In the Hogart et al original issue (see Source), this recording is part of Volume 4: Complete Victors 1912-1915. The identification number is 88466 mx C 14278-1.

Titta Ruffo (9 June 1877 – 5 July 1953) was an Italian opera singer, generally regarded as the greatest baritone of his generation. He made his debut in 1898 at the Teatro Constanzi in Rome as the Herald in Wagner’s Lohengrin. After a slow start, his career took off in the early 1900s and he quickly achieved international renown. His major debuts were in Buenos Aires (1902), London (1903), Milan (1904), Lisbon (1907), and the Paris Opéra (1911). Ruffo made his American debut in Philadelphia in 1912 and sang extensively in Chicago. He reached the Metropolitan Opera relatively late in his career, in 1922 as Figaro in Rossini’s The Barber of Seville. He sang 46 performances there from 1922 to 1929. He retired to Rome in 1935 and died in 1953 at the age of 76.

Ruffo’s repertoire included most of the major baritone roles in French and Italian opera, including Rigoletto, di Luna, Amonasro, Germont, Tonio, Rossini’s Figaro, Hamlet, Iago, Carlo in Ernani, Don Giovanni, Barnaba, and Renato in Un ballo in maschera. He was also renowned for several baritone roles in operas largely forgotten today: the title roles in Ambroise Thomas’s Hamlet and Franchetti’s Cristoforo Colombo, Cascart in Leoncavallo’s Zazà and Neri in Giordano’s La cena delle beffe. Ruffo’s signature roles were Rigoletto and Hamlet.

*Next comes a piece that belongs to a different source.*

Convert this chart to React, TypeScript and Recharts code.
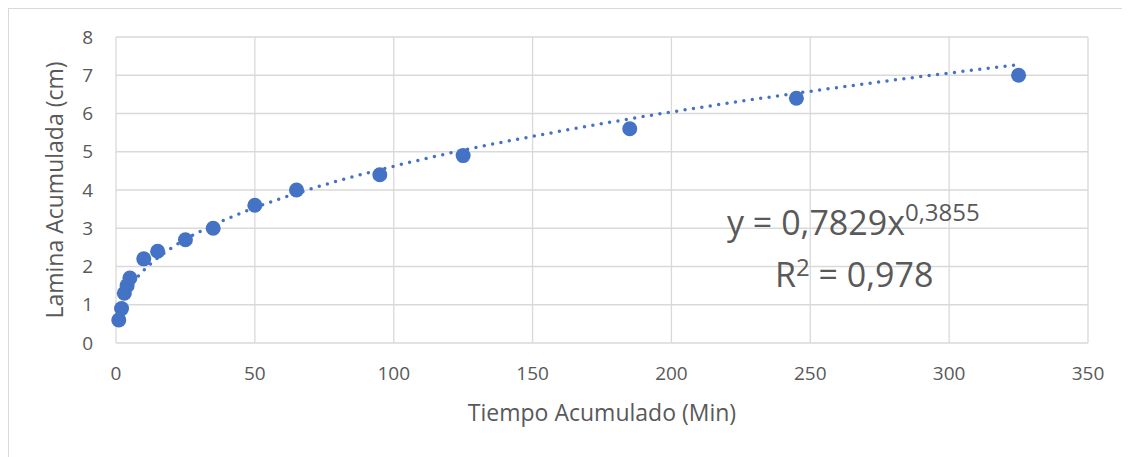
import React from "react";
import {
  ComposedChart,
  Scatter,
  Line,
  XAxis,
  YAxis,
  CartesianGrid,
} from "recharts";

// measured points
const timeMin = [1, 2, 3, 4, 5, 10, 15, 25, 35, 50, 65, 95, 125, 185, 245, 325];
const laminaCm = [0.6, 0.9, 1.3, 1.5, 1.7, 2.2, 2.4, 2.7, 3.0, 3.6, 4.0, 4.4, 4.9, 5.6, 6.4, 7.0];

// power trendline as drawn
const trendX = [1, 2, 3, 5, 10, 15, 25, 35, 50, 65, 80, 95, 125, 155, 185, 215, 245, 285, 325];
const trendY = [0.78, 1.02, 1.2, 1.46, 1.9, 2.22, 2.71, 3.08, 3.54, 3.91, 4.24, 4.53, 5.04, 5.47, 5.86, 6.21, 6.53, 6.92, 7.28];

const xTicks = [0, 50, 100, 150, 200, 250, 300, 350];
const yTicks = [0, 1, 2, 3, 4, 5, 6, 7, 8];

const points = timeMin.map((x, i) => ({ x, y: laminaCm[i] }));
const trend = trendX.map((x, i) => ({ x, t: trendY[i] }));

const BLUE = "#4472C4";
const TEXT = "#595959";
const FONT = "'Open Sans', sans-serif";

export default function App() {
  return (
    <div
      style={{
        position: "relative",
        width: 1130,
        height: 460,
        border: "1px solid #d9d9d9",
        background: "#fff",
        fontFamily: FONT,
      }}
    >
      <ComposedChart
        width={1130}
        height={450}
        margin={{ top: 28, right: 51, left: 0, bottom: 0 }}
      >
        <CartesianGrid stroke="#d9d9d9" strokeWidth={1.3} />
        <XAxis
          type="number"
          dataKey="x"
          domain={[0, 350]}
          ticks={xTicks}
          axisLine={false}
          tickLine={false}
          tickSize={0}
          tickMargin={24}
          height={116}
          tick={{ fill: TEXT, fontSize: 19, fontFamily: FONT }}
          label={{
            value: "Tiempo Acumulado (Min)",
            position: "insideTop",
            offset: 62,
            fill: TEXT,
            fontSize: 23,
            fontFamily: FONT,
          }}
        />
        <YAxis
          type="number"
          domain={[0, 8]}
          ticks={yTicks}
          axisLine={false}
          tickLine={false}
          tickSize={0}
          tickMargin={23}
          width={107}
          tick={{ fill: TEXT, fontSize: 19, fontFamily: FONT }}
          label={{
            value: "Lamina Acumulada (cm)",
            angle: -90,
            position: "insideLeft",
            offset: 46,
            style: { textAnchor: "middle" },
            fill: TEXT,
            fontSize: 23,
            fontFamily: FONT,
          }}
        />
        <Line
          data={trend}
          dataKey="t"
          type="monotone"
          stroke={BLUE}
          strokeWidth={3.5}
          strokeDasharray="0 8.5"
          strokeLinecap="round"
          dot={false}
          activeDot={false}
          isAnimationActive={false}
        />
        <Scatter
          data={points}
          dataKey="y"
          fill={BLUE}
          isAnimationActive={false}
          shape={(p: any) => <circle cx={p.cx} cy={p.cy} r={7.5} fill={BLUE} />}
        />
      </ComposedChart>

      {/* trendline equation */}
      <div
        style={{
          position: "absolute",
          left: 718,
          top: 187,
          fontSize: 34,
          color: TEXT,
          lineHeight: "52px",
          whiteSpace: "nowrap",
        }}
      >
        <div>
          y = 0,7829x<sup style={{ fontSize: 24, verticalAlign: "14px", lineHeight: 0 }}>0,3855</sup>
        </div>
        <div style={{ paddingLeft: 48 }}>
          R<sup style={{ fontSize: 24, verticalAlign: "11px", lineHeight: 0 }}>2</sup> = 0,978
        </div>
      </div>
    </div>
  );
}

Source. All of the Ruffo recordings in my channel were originally collected by William Hogarth, with the assistance of other collectors, notably Thomas Hood. They were issued informally on eight compact discs and subsequently reissued as one of Michael Richter’s Audio Encyclopedias: Titta Ruffo: The Complete Recordings, AE 104. This reissue can be purchased from imagemogul.com/opera.html, AE1040D.

Hogart, Richter, et al assert no rights to the compilation and encourage others to copy and to distribute in whole or in part. I do so here for your enjoyment.